╭──

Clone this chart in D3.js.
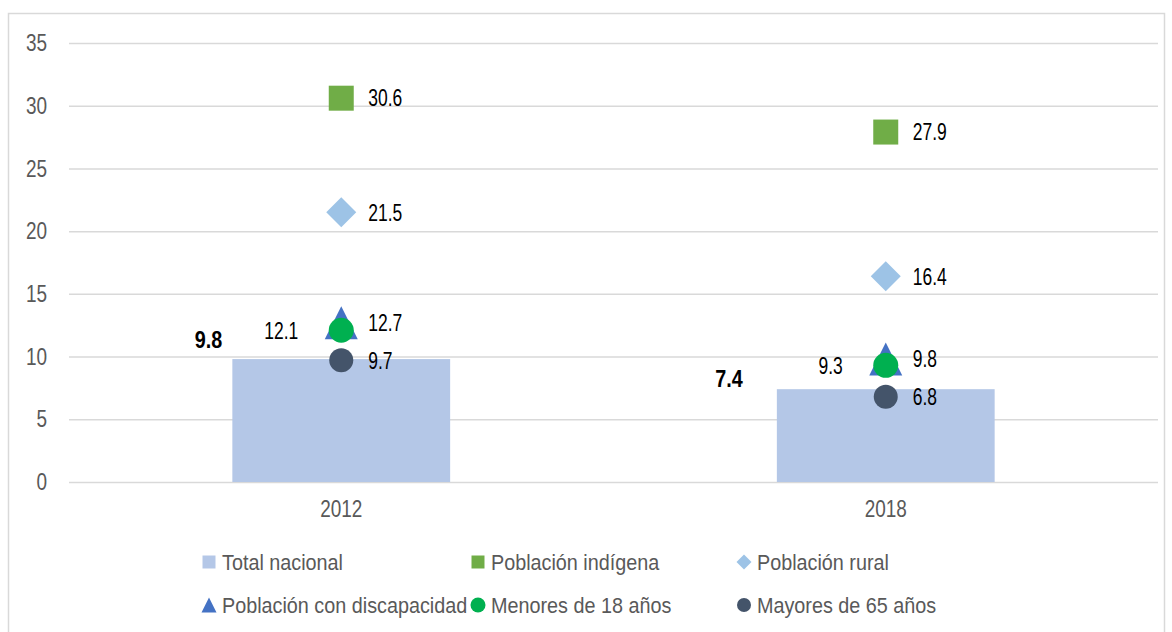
<!DOCTYPE html>
<html>
<head>
<meta charset="utf-8">
<script src="https://cdn.jsdelivr.net/npm/d3@7"></script>
<style>
  body { margin: 0; background: #fff; }
  text { font-family: "Liberation Sans", Arial, sans-serif; }
</style>
</head>
<body>
<svg width="1172" height="632"></svg>
<script>
// datos
var years = ["2012", "2018"];
var totalNacional = [9.8, 7.4];
var indigena = [30.6, 27.9];
var rural = [21.5, 16.4];
var discapacidad = [12.7, 9.8];
var menores18 = [12.1, 9.3];
var mayores65 = [9.7, 6.8];
var yTicks = [0, 5, 10, 15, 20, 25, 30, 35];
var legendLabels = ["Total nacional", "Población indígena", "Población rural",
                    "Población con discapacidad", "Menores de 18 años", "Mayores de 65 años"];

var svg = d3.select("svg"),
    margin = {top: 43, right: 14, bottom: 150, left: 69},
    width = 1158 - margin.left,
    height = 482 - margin.top;

// letra estrecha tipo Arial Narrow
function narrow(sel, k, origin) {
  sel.style("transform-box", "fill-box")
     .style("transform-origin", origin + " center")
     .style("transform", "scaleX(" + k + ")");
}

// marco del grafico
svg.append("rect")
    .attr("x", 8.5).attr("y", 13.5)
    .attr("width", 1156).attr("height", 640)
    .attr("fill", "none").attr("stroke", "#d9d9d9").attr("stroke-width", 1.5);

var x = d3.scaleBand().domain(years).range([0, width]).padding(0),
    y = d3.scaleLinear().domain([0, 35]).range([height, 0]);

var g = svg.append("g")
    .attr("transform", "translate(" + margin.left + "," + margin.top + ")");

// lineas de la cuadricula
g.append("g")
    .call(d3.axisLeft(y).tickValues(yTicks).tickSize(-width).tickPadding(22))
    .call(function(a) {
      a.select(".domain").remove();
      a.selectAll(".tick line").attr("stroke", "#d9d9d9").attr("stroke-width", 1.5);
      a.selectAll(".tick text").attr("fill", "#595959").attr("font-size", 24)
        .call(narrow, 0.79, "right");
    });

g.append("g")
    .attr("transform", "translate(0," + height + ")")
    .call(d3.axisBottom(x).tickSize(0).tickPadding(18))
    .call(function(a) {
      a.select(".domain").remove();
      a.selectAll(".tick text").attr("fill", "#595959").attr("font-size", 24)
        .call(narrow, 0.79, "center");
    });

// barras total nacional
var barW = x.bandwidth() * 0.4;
var cx = function(i) { return x(years[i]) + x.bandwidth() / 2; };

g.selectAll(".bar")
  .data(totalNacional)
  .enter().append("rect")
    .attr("class", "bar")
    .attr("x", function(d, i) { return cx(i) - barW / 2; })
    .attr("y", function(d) { return y(d); })
    .attr("width", barW)
    .attr("height", function(d) { return height - y(d); })
    .attr("fill", "#b4c7e7");

var barLabelDx = [-10, -34], barLabelDy = [-11, -2];
g.selectAll(".barlabel")
  .data(totalNacional)
  .enter().append("text")
    .attr("x", function(d, i) { return cx(i) - barW / 2 + barLabelDx[i]; })
    .attr("y", function(d, i) { return y(d) + barLabelDy[i]; })
    .attr("text-anchor", "end")
    .attr("font-size", 23).attr("font-weight", "bold")
    .text(function(d) { return d.toFixed(1); })
    .call(narrow, 0.86, "right");

// formas de los marcadores
function markerPath(shape, s) {
  var h = s / 2;
  if (shape === "square") return "M" + -h + "," + -h + "h" + s + "v" + s + "h" + -s + "Z";
  if (shape === "diamond") return "M0," + -h + "L" + h + ",0L0," + h + "L" + -h + ",0Z";
  if (shape === "triangle") return "M0," + -h + "L" + h + "," + h + "L" + -h + "," + h + "Z";
  return d3.arc()({innerRadius: 0, outerRadius: h, startAngle: 0, endAngle: 2 * Math.PI});
}

var series = [
  {values: indigena, shape: "square", color: "#70ad47", size: 25, side: "right"},
  {values: rural, shape: "diamond", color: "#9dc3e6", size: 30, side: "right"},
  {values: discapacidad, shape: "triangle", color: "#4472c4", size: 33, side: "right"},
  {values: menores18, shape: "circle", color: "#00b050", size: 25, side: "left"},
  {values: mayores65, shape: "circle", color: "#44546a", size: 24, side: "right"}
];

series.forEach(function(s) {
  g.selectAll(null)
    .data(s.values)
    .enter().append("path")
      .attr("transform", function(d, i) { return "translate(" + cx(i) + "," + y(d) + ")"; })
      .attr("d", markerPath(s.shape, s.size))
      .attr("fill", s.color);

  g.selectAll(null)
    .data(s.values)
    .enter().append("text")
      .attr("x", function(d, i) { return s.side === "right" ? cx(i) + 27 : cx(i) - 43; })
      .attr("y", function(d) { return y(d); })
      .attr("dy", "0.36em")
      .attr("text-anchor", s.side === "right" ? "start" : "end")
      .attr("font-size", 23)
      .attr("fill", "#000")
      .text(function(d) { return d.toFixed(1); })
      .call(narrow, 0.76, s.side === "right" ? "left" : "right");
});

// leyenda
var legendItems = [
  {shape: "square", color: "#b4c7e7", size: 13},
  {shape: "square", color: "#70ad47", size: 13},
  {shape: "diamond", color: "#9dc3e6", size: 15},
  {shape: "triangle", color: "#4472c4", size: 15},
  {shape: "circle", color: "#00b050", size: 15},
  {shape: "circle", color: "#44546a", size: 14}
];
var legendCols = [209, 478, 744], legendRows = [562, 605];

var legend = svg.append("g");
legendItems.forEach(function(item, i) {
  var lx = legendCols[i % 3], ly = legendRows[Math.floor(i / 3)];
  legend.append("path")
      .attr("transform", "translate(" + lx + "," + ly + ")")
      .attr("d", markerPath(item.shape, item.size))
      .attr("fill", item.color);
  legend.append("text")
      .attr("x", lx + 13).attr("y", ly).attr("dy", "0.36em")
      .attr("font-size", 22).attr("fill", "#595959")
      .text(legendLabels[i])
      .call(narrow, 0.9, "left");
});
</script>
</body>
</html>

╰──

→ **AIM OF THE EXERCISE**:
Copy every line above word for word and exclude the pictures.

→ **SOLUTION BELOW**:
Clone this chart in D3.js.
<!DOCTYPE html>
<html>
<head>
<meta charset="utf-8">
<script src="https://cdn.jsdelivr.net/npm/d3@7"></script>
<style>
  body { margin: 0; background: #fff; }
  text { font-family: "Liberation Sans", Arial, sans-serif; }
</style>
</head>
<body>
<svg width="1172" height="632"></svg>
<script>
// datos
var years = ["2012", "2018"];
var totalNacional = [9.8, 7.4];
var indigena = [30.6, 27.9];
var rural = [21.5, 16.4];
var discapacidad = [12.7, 9.8];
var menores18 = [12.1, 9.3];
var mayores65 = [9.7, 6.8];
var yTicks = [0, 5, 10, 15, 20, 25, 30, 35];
var legendLabels = ["Total nacional", "Población indígena", "Población rural",
                    "Población con discapacidad", "Menores de 18 años", "Mayores de 65 años"];

var svg = d3.select("svg"),
    margin = {top: 43, right: 14, bottom: 150, left: 69},
    width = 1158 - margin.left,
    height = 482 - margin.top;

// letra estrecha tipo Arial Narrow
function narrow(sel, k, origin) {
  sel.style("transform-box", "fill-box")
     .style("transform-origin", origin + " center")
     .style("transform", "scaleX(" + k + ")");
}

// marco del grafico
svg.append("rect")
    .attr("x", 8.5).attr("y", 13.5)
    .attr("width", 1156).attr("height", 640)
    .attr("fill", "none").attr("stroke", "#d9d9d9").attr("stroke-width", 1.5);

var x = d3.scaleBand().domain(years).range([0, width]).padding(0),
    y = d3.scaleLinear().domain([0, 35]).range([height, 0]);

var g = svg.append("g")
    .attr("transform", "translate(" + margin.left + "," + margin.top + ")");

// lineas de la cuadricula
g.append("g")
    .call(d3.axisLeft(y).tickValues(yTicks).tickSize(-width).tickPadding(22))
    .call(function(a) {
      a.select(".domain").remove();
      a.selectAll(".tick line").attr("stroke", "#d9d9d9").attr("stroke-width", 1.5);
      a.selectAll(".tick text").attr("fill", "#595959").attr("font-size", 24)
        .call(narrow, 0.79, "right");
    });

g.append("g")
    .attr("transform", "translate(0," + height + ")")
    .call(d3.axisBottom(x).tickSize(0).tickPadding(18))
    .call(function(a) {
      a.select(".domain").remove();
      a.selectAll(".tick text").attr("fill", "#595959").attr("font-size", 24)
        .call(narrow, 0.79, "center");
    });

// barras total nacional
var barW = x.bandwidth() * 0.4;
var cx = function(i) { return x(years[i]) + x.bandwidth() / 2; };

g.selectAll(".bar")
  .data(totalNacional)
  .enter().append("rect")
    .attr("class", "bar")
    .attr("x", function(d, i) { return cx(i) - barW / 2; })
    .attr("y", function(d) { return y(d); })
    .attr("width", barW)
    .attr("height", function(d) { return height - y(d); })
    .attr("fill", "#b4c7e7");

var barLabelDx = [-10, -34], barLabelDy = [-11, -2];
g.selectAll(".barlabel")
  .data(totalNacional)
  .enter().append("text")
    .attr("x", function(d, i) { return cx(i) - barW / 2 + barLabelDx[i]; })
    .attr("y", function(d, i) { return y(d) + barLabelDy[i]; })
    .attr("text-anchor", "end")
    .attr("font-size", 23).attr("font-weight", "bold")
    .text(function(d) { return d.toFixed(1); })
    .call(narrow, 0.86, "right");

// formas de los marcadores
function markerPath(shape, s) {
  var h = s / 2;
  if (shape === "square") return "M" + -h + "," + -h + "h" + s + "v" + s + "h" + -s + "Z";
  if (shape === "diamond") return "M0," + -h + "L" + h + ",0L0," + h + "L" + -h + ",0Z";
  if (shape === "triangle") return "M0," + -h + "L" + h + "," + h + "L" + -h + "," + h + "Z";
  return d3.arc()({innerRadius: 0, outerRadius: h, startAngle: 0, endAngle: 2 * Math.PI});
}

var series = [
  {values: indigena, shape: "square", color: "#70ad47", size: 25, side: "right"},
  {values: rural, shape: "diamond", color: "#9dc3e6", size: 30, side: "right"},
  {values: discapacidad, shape: "triangle", color: "#4472c4", size: 33, side: "right"},
  {values: menores18, shape: "circle", color: "#00b050", size: 25, side: "left"},
  {values: mayores65, shape: "circle", color: "#44546a", size: 24, side: "right"}
];

series.forEach(function(s) {
  g.selectAll(null)
    .data(s.values)
    .enter().append("path")
      .attr("transform", function(d, i) { return "translate(" + cx(i) + "," + y(d) + ")"; })
      .attr("d", markerPath(s.shape, s.size))
      .attr("fill", s.color);

  g.selectAll(null)
    .data(s.values)
    .enter().append("text")
      .attr("x", function(d, i) { return s.side === "right" ? cx(i) + 27 : cx(i) - 43; })
      .attr("y", function(d) { return y(d); })
      .attr("dy", "0.36em")
      .attr("text-anchor", s.side === "right" ? "start" : "end")
      .attr("font-size", 23)
      .attr("fill", "#000")
      .text(function(d) { return d.toFixed(1); })
      .call(narrow, 0.76, s.side === "right" ? "left" : "right");
});

// leyenda
var legendItems = [
  {shape: "square", color: "#b4c7e7", size: 13},
  {shape: "square", color: "#70ad47", size: 13},
  {shape: "diamond", color: "#9dc3e6", size: 15},
  {shape: "triangle", color: "#4472c4", size: 15},
  {shape: "circle", color: "#00b050", size: 15},
  {shape: "circle", color: "#44546a", size: 14}
];
var legendCols = [209, 478, 744], legendRows = [562, 605];

var legend = svg.append("g");
legendItems.forEach(function(item, i) {
  var lx = legendCols[i % 3], ly = legendRows[Math.floor(i / 3)];
  legend.append("path")
      .attr("transform", "translate(" + lx + "," + ly + ")")
      .attr("d", markerPath(item.shape, item.size))
      .attr("fill", item.color);
  legend.append("text")
      .attr("x", lx + 13).attr("y", ly).attr("dy", "0.36em")
      .attr("font-size", 22).attr("fill", "#595959")
      .text(legendLabels[i])
      .call(narrow, 0.9, "left");
});
</script>
</body>
</html>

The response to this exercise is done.